Do I need an EIN for my Washington LLC?
Yes. Technically, your LLC only needs an EIN if you hire employees or elect to be taxed as a corporation. But you’ll likely need one to open a bank account. Plus, having an EIN eliminates the need for you to give potential vendors or strangers your social security number.
7. Open a Bank Account
It’s crucial to have a business bank account. Why? LLCs are considered separate, distinct entities from their owners. It’s this separation that allows owners to have limited liability protection. Unfortunately, mixing personal and business finances could put your liability protection at risk.
To open a bank account for your LLC, you’ll need to bring the following to the bank:
- your Washington Certificate of Formation (a copy is acceptable)
- the LLC’s operating agreement
- the LLC’s EIN
- an LLC Resolution to Open a Bank Account (if your LLC has more than one member).
If your LLC has more than one member, use our LLC Resolution to Open a Bank Account.
8. Fund the LLC
You’ve formed your LLC and opened a bank account.
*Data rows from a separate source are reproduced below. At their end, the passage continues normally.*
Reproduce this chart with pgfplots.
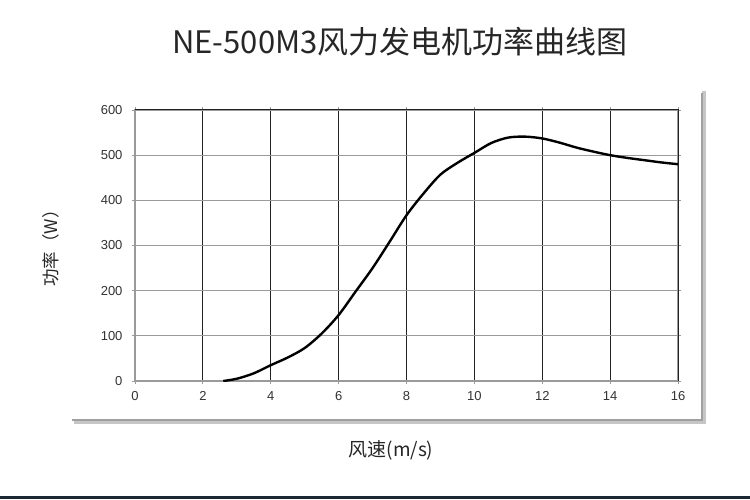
\documentclass[border=0pt]{standalone}
\usepackage{pgfplots}
\pgfplotsset{compat=1.18}
\usepackage{fontspec}
\setmainfont{Liberation Sans}
\newfontfamily\cjk{Noto Sans CJK SC}
\definecolor{txt}{HTML}{333333}
\definecolor{hgrid}{HTML}{9A9A9A}
\definecolor{vgrid}{HTML}{222222}
\definecolor{shadow}{HTML}{A0A0A0}
\definecolor{bottombar}{HTML}{1C2832}
\pgfplotstableread{
x y
2.6 0
3 5
3.5 17
4 35
4.5 52
5 73
5.5 105
6 146
6.5 198
7 250
7.5 308
8 367
8.5 415
9 457
9.5 483
10 505
10.5 527
11 539
11.5 541
12 537
12.5 528
13 517
13.5 508
14 500
14.5 494
15 489
15.5 484
16 480
}\powercurve
\begin{document}
\begin{tikzpicture}[x=1pt,y=1pt]
\useasboundingbox (0,0) rectangle (750,499);
\fill[white] (0,0) rectangle (750,499);
\fill[bottombar] (0,0) rectangle (750,3);
\draw[shadow!60, line width=4pt] (74,77) -- (704,77) -- (704,408);
\draw[shadow, line width=1.6pt] (72,79) -- (702,79) -- (702,406);
\node[font=\cjk\fontsize{31}{35}\selectfont, text=black!85] at (400,457) {NE-500M3风力发电机功率曲线图};
\node[font=\cjk\fontsize{17.5}{20}\selectfont, text=black!85, rotate=90] at (51,255) {功率（W）};
\node[font=\cjk\fontsize{19}{22}\selectfont, text=black!85] at (391,49) {风速(m/s)};
\begin{axis}[
  at={(135pt,118pt)}, anchor=south west,
  scale only axis, width=543pt, height=271pt,
  xmin=0, xmax=16, ymin=0, ymax=600,
  xtick={0,2,...,16}, ytick={0,100,...,600},
  xmajorgrids, ymajorgrids,
  x grid style={vgrid, line width=0.9pt},
  y grid style={hgrid, line width=1.1pt},
  axis line style={hgrid, line width=1.1pt},
  tick style={hgrid, line width=0.8pt},
  tick align=outside, major tick length=3pt,
  every tick label/.append style={font=\fontsize{13}{15}\selectfont, text=txt},
  /pgf/number format/assume math mode=true,
  xticklabel style={yshift=-3.5pt, text height=9.5pt, text depth=0pt},
  yticklabel style={xshift=-6pt},
]
\addplot[black, line width=2.4pt, smooth, tension=0.5] table[x=x,y=y] {\powercurve};
\end{axis}
\draw[vgrid, line width=1pt] (135,389) -- (678,389) -- (678,118);
\end{tikzpicture}
\end{document}
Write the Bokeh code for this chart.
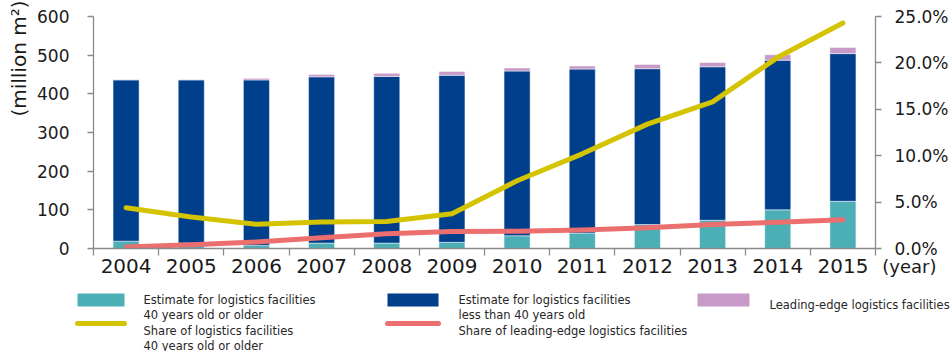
import numpy as np
from bokeh.plotting import figure
from bokeh.models import ColumnDataSource, Range1d, LinearAxis, FixedTicker, PrintfTickFormatter, Title
from bokeh.layouts import column
from bokeh.embed import file_html
from bokeh.resources import INLINE
from bokeh.core.properties import value

# ---------------- data ----------------
years = ["2004", "2005", "2006", "2007", "2008", "2009", "2010", "2011", "2012", "2013", "2014", "2015"]
old40 = [19, 14, 8, 14, 14, 16, 33, 40, 62, 73, 100, 122]          # million m2, 40 years or older
under40 = [417, 422, 428, 430, 431, 432, 426, 424, 403, 397, 387, 382]  # million m2, less than 40 years
leading = [1, 1, 4, 6, 8, 10, 8, 8, 11, 11, 14, 16]                 # million m2, leading-edge
share_old40 = [4.4, 3.4, 2.6, 2.85, 2.9, 3.75, 7.3, 10.2, 13.4, 15.8, 20.6, 24.3]   # %
share_leading = [0.15, 0.4, 0.7, 1.15, 1.58, 1.83, 1.87, 2.0, 2.23, 2.59, 2.84, 3.09]  # %
left_ticks = [0, 100, 200, 300, 400, 500, 600]
right_ticks = [0, 5, 10, 15, 20, 25]
y_title = "(million m²)"
x_title = "(year)"

legend_box_labels = [
    ["Estimate for logistics facilities", "40 years old or older"],
    ["Estimate for logistics facilities", "less than 40 years old"],
    ["Leading-edge logistics facilities"],
]
legend_line_labels = [
    ["Share of logistics facilities", "40 years old or older"],
    ["Share of leading-edge logistics facilities"],
]

C_TEAL = "#4DAFB6"
C_BLUE = "#003F8C"
C_PURPLE = "#C89AC7"
C_YELLOW = "#D4C300"
C_RED = "#EC6F6F"
C_AXIS = "#8A8A8A"
C_TEXT = "#1A1A1A"
FONT = "DejaVu Sans"

# ---------------- main chart ----------------
n = len(years)
xs = (np.arange(n) + 0.5).tolist()
src = ColumnDataSource(dict(x=xs, old40=old40, under40=under40, leading=leading,
                            s_old=share_old40, s_lead=share_leading))

p = figure(width=951, height=282, x_range=Range1d(0, n), y_range=Range1d(0, 600),
           output_backend="svg", toolbar_location=None,
           min_border_left=89, min_border_right=74, min_border_top=16, min_border_bottom=34)
p.outline_line_color = None
p.grid.visible = False
p.background_fill_color = "white"

p.vbar_stack(["old40", "under40", "leading"], x="x", width=0.4, source=src,
             color=[C_TEAL, C_BLUE, C_PURPLE], line_color="white", line_width=0.8, line_alpha=0.6)

p.extra_y_ranges = {"pct": Range1d(0, 25)}
p.line("x", "s_old", source=src, y_range_name="pct", line_color=C_YELLOW, line_width=5,
       line_cap="round", line_join="round")
p.line("x", "s_lead", source=src, y_range_name="pct", line_color=C_RED, line_width=5,
       line_cap="round", line_join="round")

xa = p.xaxis[0]
xa.ticker = FixedTicker(ticks=xs, minor_ticks=list(range(n + 1)))
xa.major_label_overrides = {x: y for x, y in zip(xs, years)}
xa.major_tick_out = 0
xa.major_tick_in = 0
xa.minor_tick_out = 7
xa.minor_tick_in = 0
xa.minor_tick_line_color = C_AXIS
xa.minor_tick_line_width = 1.3
xa.axis_line_color = C_AXIS
xa.axis_line_width = 1.3
xa.major_label_text_font = FONT
xa.major_label_text_font_size = "20px"
xa.major_label_text_color = C_TEXT
xa.major_label_standoff = 3

ya = p.yaxis[0]
ya.ticker = FixedTicker(ticks=left_ticks)
ya.major_tick_out = 6
ya.major_tick_in = 0
ya.minor_tick_out = 0
ya.major_tick_line_color = C_AXIS
ya.major_tick_line_width = 1.3
ya.axis_line_color = C_AXIS
ya.axis_line_width = 1.3
ya.major_label_text_font = FONT
ya.major_label_text_font_size = "17px"
ya.major_label_text_color = C_TEXT
ya.major_label_standoff = 18

ra = LinearAxis(y_range_name="pct", ticker=FixedTicker(ticks=right_ticks),
                formatter=PrintfTickFormatter(format="%.1f%%"))
ra.major_tick_out = 6
ra.major_tick_in = 0
ra.minor_tick_out = 0
ra.major_tick_line_color = C_AXIS
ra.major_tick_line_width = 1.3
ra.axis_line_color = C_AXIS
ra.axis_line_width = 1.3
ra.major_label_text_font = FONT
ra.major_label_text_font_size = "17px"
ra.major_label_text_color = C_TEXT
ra.major_label_standoff = 13
p.add_layout(ra, "right")

# axis titles as side-panel titles (not clipped to the frame)
p.add_layout(Title(text=y_title, align="right", offset=-16, standoff=8,
                   text_font=FONT, text_font_size="20px", text_font_style="normal",
                   text_color=C_TEXT), "left")
p.add_layout(Title(text=x_title, align="right", vertical_align="top", offset=-61, standoff=-40,
                   text_font=FONT, text_font_size="18px", text_font_style="normal",
                   text_color=C_TEXT), "below")

# ---------------- legend ----------------
lg = figure(width=951, height=69, x_range=Range1d(0, 951), y_range=Range1d(351, 282),
            output_backend="svg", toolbar_location=None, min_border=0,
            x_axis_location=None, y_axis_location=None)
lg.outline_line_color = None
lg.grid.visible = False
for fig in (p, lg):
    try:
        fig.frame_align = False
    except Exception:
        pass

box_left = [77, 387, 697]
box_right = [124, 438, 749]
box_text_x = [143, 458, 769]
box_text_y = [[299, 314], [299, 314], [304]]
lg.quad(left=box_left, right=box_right, top=[293] * 3, bottom=[306] * 3,
        color=[C_TEAL, C_BLUE, C_PURPLE], line_color=None)

line_left = [77, 387]
line_right = [124, 438]
line_text_x = [143, 458]
line_text_y = [[330, 345], [330]]
lg.multi_line(xs=[[a, b] for a, b in zip(line_left, line_right)], ys=[[323, 323]] * 2,
              line_color=[C_YELLOW, C_RED], line_width=5, line_cap="round")

tx, ty, tt = [], [], []
for x0, ys_, labs in zip(box_text_x, box_text_y, legend_box_labels):
    for yy, t in zip(ys_, labs):
        tx.append(x0); ty.append(yy); tt.append(t)
for x0, ys_, labs in zip(line_text_x, line_text_y, legend_line_labels):
    for yy, t in zip(ys_, labs):
        tx.append(x0); ty.append(yy); tt.append(t)
lg.text(x=tx, y=ty, text=tt, text_font=value(FONT), text_font_size="11.5px",
        text_baseline="alphabetic", text_align="left", text_color="#262626")

layout = column(p, lg, spacing=0)
open("out.html", "w").write(file_html(layout, INLINE))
Now, it’s time to fund the business. Each member should make an initial contribution to pay for their membership interest. Contributions are traditionally made by writing a check or depositing cash into the LLC’s bank account. However, members can also contribute property or services. These types of contributions can sometimes trigger tax events, so consider consulting a professional if you take this route.
What is LLC membership interest?
Membership interest is your percentage of ownership in the company. Your total interest is typically determined by how much you initially invest in the LLC. For example, if three members each invest $1,000 and you invest $7,000, you own 70% of the LLC while the other three own 10% each. Membership interest is often correlated to voting power. So, in this example, you would have decision-making power in the company.